Why is it important that I call the adjuster on my injured employee’s claim when he/she returns to work?
It is very important that you call the adjuster immediately whenever an injured employee returns to work so that benefits can be stopped. The longer you delay getting this information to the adjuster the more room there is for an overpayment on the claim. Keeping in good contact with your adjuster in such matters will help contain the cost of your claims and ultimately keep your premiums from rising.

Do I have to file a form when my injured employee returns to work? And, if so, when is it due?
Yes. You will need to file the Supplemental Report (DWC-6) showing the return to work date and at what type of work and pay (box 18 of the form). The DWC-6 is due 3 days after the injured employee returns to work.

I have an injured employee who just started losing time from work.
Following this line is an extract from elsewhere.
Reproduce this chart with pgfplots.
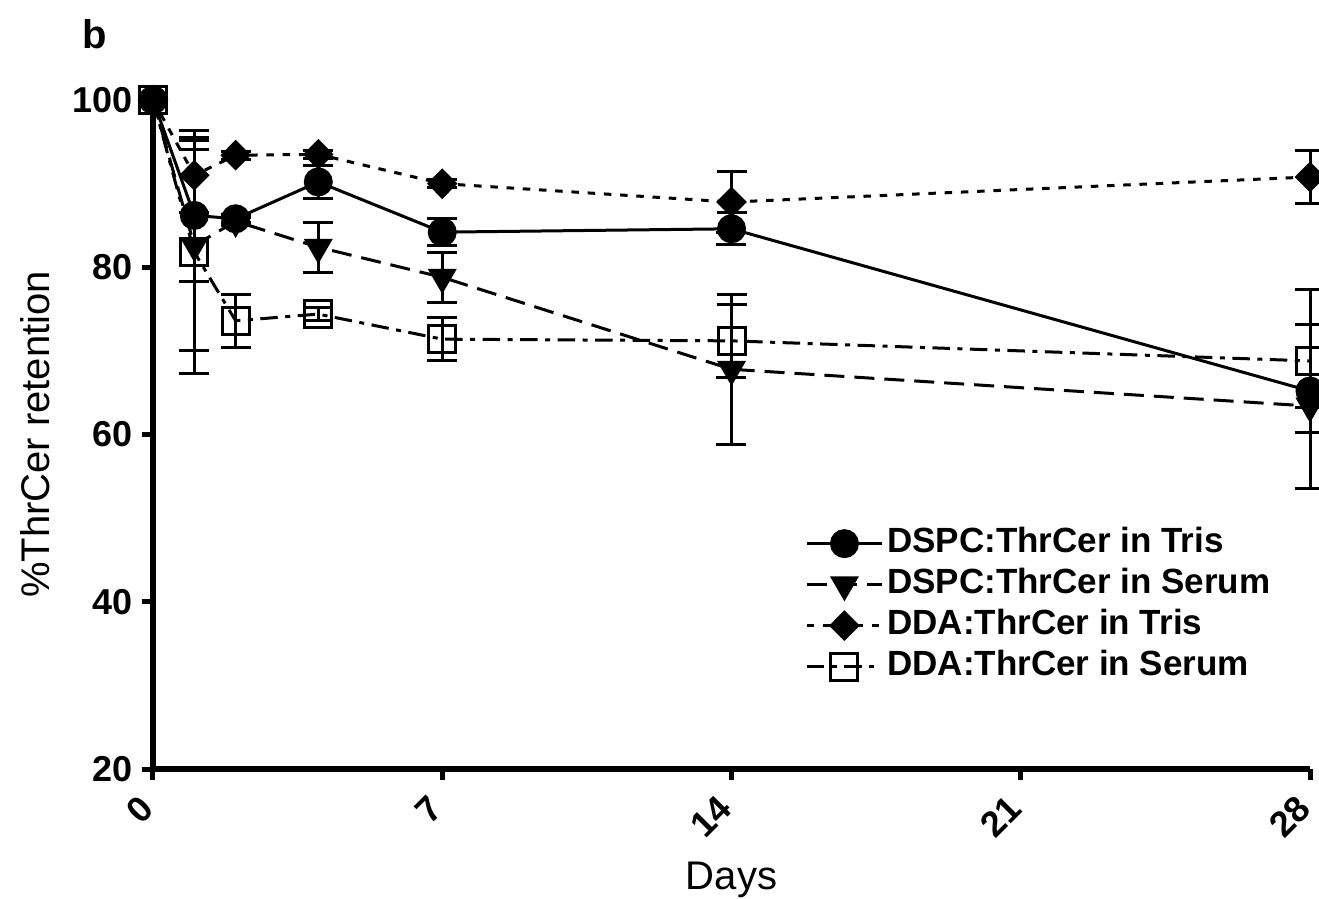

Are there any forms I need to send the adjuster?
Yes. You will need to fax/mail the Supplemental form (DWC-6) no later than the third day of lost time. If you are not going to continue your employee’s salary during the lost time period, you will need to send the Wage Statement (DWC-3) as well.

Why do I have to put 13 weeks of wages prior to the date of injury on the DWC-3 Wage Statement form?
The form requires that the wages submitted are prior to and do not include the date of injury. If the wages you submit do include the date of injury, then the form will be invalid. It is very important to complete the form correctly so that your adjuster can adjust your employee’s wages accordingly. This will alleviate the problem of over or under paying your employee. TDI can and will fine employers who do not submit valid wage statements in a timely manner. The wage statement is due within 30 days of the earliest of: employee’s eighth day of disability; or the date the employer is notified that the employee is entitled to income benefits; or the date of the employee’s death as a result of a compensable injury.
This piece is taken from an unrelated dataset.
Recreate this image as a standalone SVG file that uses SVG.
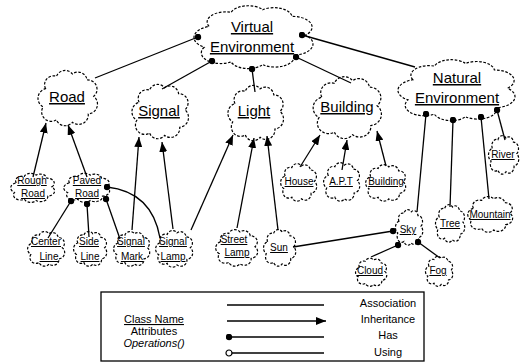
<svg xmlns="http://www.w3.org/2000/svg" width="526" height="364" viewBox="0 0 526 364">
<style>
.cl{fill:#fff;stroke:#000;stroke-width:1.2;stroke-dasharray:2.6 1.6;vector-effect:non-scaling-stroke}
text{font-family:"Liberation Sans",Arial,sans-serif;fill:#000;text-anchor:middle}
.lg{font-size:15px;text-decoration:underline}
.sm{font-size:10px;text-decoration:underline}
.lt{font-size:11px}
.ln{fill:none;stroke:#000;stroke-width:1.3}
.has{marker-start:url(#dot)}
.inh{marker-end:url(#arrow)}
</style>
<defs>
<symbol id="cloud" viewBox="0 0 100 100" preserveAspectRatio="none" overflow="visible">
<path class="cl" d="M14,35 A15,15 0 0 1 32,14 A15,15 0 0 1 58,10 A15,15 0 0 1 82,20 A16,16 0 0 1 93,48 A17,17 0 0 1 84,78 A16,16 0 0 1 58,92 A15,15 0 0 1 32,88 A16,16 0 0 1 10,66 A17,17 0 0 1 14,35 Z"/>
</symbol>
<marker id="arrow" viewBox="0 0 10 8" refX="10" refY="4" markerWidth="10" markerHeight="8" markerUnits="userSpaceOnUse" orient="auto"><path d="M0,0 L10,4 L0,8 Z" fill="#000"/></marker>
<marker id="dot" viewBox="0 0 7 7" refX="3.5" refY="3.5" markerWidth="7" markerHeight="7" markerUnits="userSpaceOnUse"><circle cx="3.5" cy="3.5" r="3.2" fill="#000"/></marker>
<marker id="odot" viewBox="0 0 8 8" refX="4" refY="4" markerWidth="8" markerHeight="8" markerUnits="userSpaceOnUse"><circle cx="4" cy="4" r="3" fill="#fff" stroke="#000" stroke-width="1.2"/></marker>
</defs>

<g id="virtual-environment"><use href="#cloud" x="192" y="3" width="122" height="67"/><text class="lg" x="252" y="32">Virtual</text><text class="lg" x="252" y="52">Environment</text></g>
<g id="road"><use href="#cloud" x="37" y="68" width="61" height="59"/><text class="lg" x="67" y="102">Road</text></g>
<g id="signal"><use href="#cloud" x="131" y="82" width="58" height="58"/><text class="lg" x="159" y="116">Signal</text></g>
<g id="light"><use href="#cloud" x="227" y="83" width="57" height="59"/><text class="lg" x="254" y="116">Light</text></g>
<g id="building"><use href="#cloud" x="312" y="74" width="70" height="66"/><text class="lg" x="347" y="112">Building</text></g>
<g id="natural-environment"><use href="#cloud" x="396" y="57" width="120" height="65"/><text class="lg" x="457" y="83">Natural</text><text class="lg" x="457" y="103">Environment</text></g>

<g id="rough-road"><use href="#cloud" x="10" y="172" width="45" height="31"/><text class="sm" x="32" y="184">Rough</text><text class="sm" x="33" y="197">Road</text></g>
<g id="paved-road"><use href="#cloud" x="63" y="172" width="47" height="31"/><text class="sm" x="87" y="184">Paved</text><text class="sm" x="87" y="197">Road</text></g>
<g id="center-line"><use href="#cloud" x="27" y="230" width="38" height="37"/><text class="sm" x="46" y="245">Center</text><text class="sm" x="49" y="260">Line</text></g>
<g id="side-line"><use href="#cloud" x="73" y="230" width="34" height="37"/><text class="sm" x="89" y="245">Side</text><text class="sm" x="90" y="260">Line</text></g>
<g id="signal-mark"><use href="#cloud" x="113" y="230" width="37" height="37"/><text class="sm" x="131" y="245">Signal</text><text class="sm" x="132" y="260">Mark</text></g>
<g id="signal-lamp"><use href="#cloud" x="155" y="229" width="38" height="39"/><text class="sm" x="173" y="245">Signal</text><text class="sm" x="173" y="260">Lamp</text></g>
<g id="street-lamp"><use href="#cloud" x="215" y="228" width="43" height="39"/><text class="sm" x="234" y="243">Street</text><text class="sm" x="237" y="256">Lamp</text></g>
<g id="sun"><use href="#cloud" x="263" y="228" width="33" height="39"/><text class="sm" x="279" y="251">Sun</text></g>
<g id="house"><use href="#cloud" x="280" y="162" width="37" height="40"/><text class="sm" x="299" y="185">House</text></g>
<g id="apt"><use href="#cloud" x="323" y="161" width="37" height="41"/><text class="sm" x="341" y="185">A.P.T</text></g>
<g id="building-small"><use href="#cloud" x="365" y="163" width="41" height="39"/><text class="sm" x="386" y="185">Building</text></g>
<g id="river"><use href="#cloud" x="488" y="134" width="31" height="41"/><text class="sm" x="503" y="158">River</text></g>
<g id="sky"><use href="#cloud" x="395" y="208" width="28" height="38"/><text class="sm" x="408" y="233">Sky</text></g>
<g id="tree"><use href="#cloud" x="435" y="203" width="30" height="40"/><text class="sm" x="450" y="227">Tree</text></g>
<g id="mountain"><use href="#cloud" x="467" y="195" width="46" height="38"/><text class="sm" x="490" y="218">Mountain</text></g>
<g id="cloud-node"><use href="#cloud" x="355" y="257" width="32" height="30"/><text class="sm" x="370" y="274">Cloud</text></g>
<g id="fog"><use href="#cloud" x="425" y="255" width="28" height="32"/><text class="sm" x="438" y="274">Fog</text></g>

<g id="connectors">
<path class="ln has" d="M198,37 L95,78"/>
<path class="ln has" d="M212,61 L162,89"/>
<path class="ln has" d="M252,69 L255,92"/>
<path class="ln has" d="M296,57 L351,83"/>
<path class="ln has" d="M302,35 L415,67"/>
<path class="ln has" d="M71,201 L48,238"/>
<path class="ln has" d="M87,204 L89,237"/>
<path class="ln has" d="M106,199 L120,239"/>
<path class="ln has" d="M107,187 Q152,192 160,238"/>
<path class="ln has" d="M426,114 L417,212"/>
<path class="ln has" d="M453,120 L450,207"/>
<path class="ln has" d="M481,117 L489,199"/>
<path class="ln has" d="M497,110 L505,140"/>
<path class="ln has" d="M393,231 L293,247"/>
<path class="ln has" d="M398,245 L371,257"/>
<path class="ln has" d="M418,242 L440,258"/>
<path class="ln inh" d="M33,177 L46,123"/>
<path class="ln inh" d="M87,177 L68,125"/>
<path class="ln inh" d="M132,230 L139,137"/>
<path class="ln inh" d="M173,229 L162,142"/>
<path class="ln inh" d="M191,230 L233,135"/>
<path class="ln inh" d="M237,228 L254,138"/>
<path class="ln inh" d="M278,230 L267,136"/>
<path class="ln inh" d="M300,167 L320,135"/>
<path class="ln inh" d="M342,170 L347,140"/>
<path class="ln inh" d="M386,166 L377,131"/>
</g>

<g id="legend">
<rect x="101" y="292" width="323" height="69" fill="none" stroke="#000" stroke-width="1.3"/>
<text class="lt" x="154" y="323" text-decoration="underline">Class Name</text>
<text class="lt" x="154" y="335">Attributes</text>
<text class="lt" x="154" y="347" font-style="italic">Operations()</text>
<path class="ln" d="M227,305 L324,305"/>
<path class="ln inh" d="M227,321 L326,321"/>
<path class="ln has" d="M229,337 L324,337"/>
<path class="ln" d="M229,353 L324,353" marker-start="url(#odot)"/>
<text class="lt" x="388" y="307">Association</text>
<text class="lt" x="388" y="323">Inheritance</text>
<text class="lt" x="388" y="339">Has</text>
<text class="lt" x="388" y="356">Using</text>
</g>
</svg>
Do I have to file the wage statement with the Division (TDI)?
Only when requested. If requested, then it must be filed within seven days of receiving the request.

We have an employee with a pre-existing bad back. He has filed a claim with us stating he was lifting a refrigerator and now his back is hurting. Why would this be compensable if he already has a bad back?
Per the law, if an employee exacerbates an existing condition it is deemed as a “new injury.” In such cases you will need to make sure you give all the facts to the adjuster so that he/she can fully investigate the accident and contain treatment to what this incident caused. Your adjuster will work to keep the past and present conditions separated.

We have an injured employee who is currently not working and receiving benefits. Several of our employees saw her mowing her yard and washing her car. Per her doctor she can’t do anything…what can we do about this?
Whenever you receive information like this you need to immediately contact your adjuster so that they can investigate the situation. Such information is valuable in successfully handling fraudulent claims. It needs to be reported to the adjuster as soon as possible with as many details as you can gather on the situation.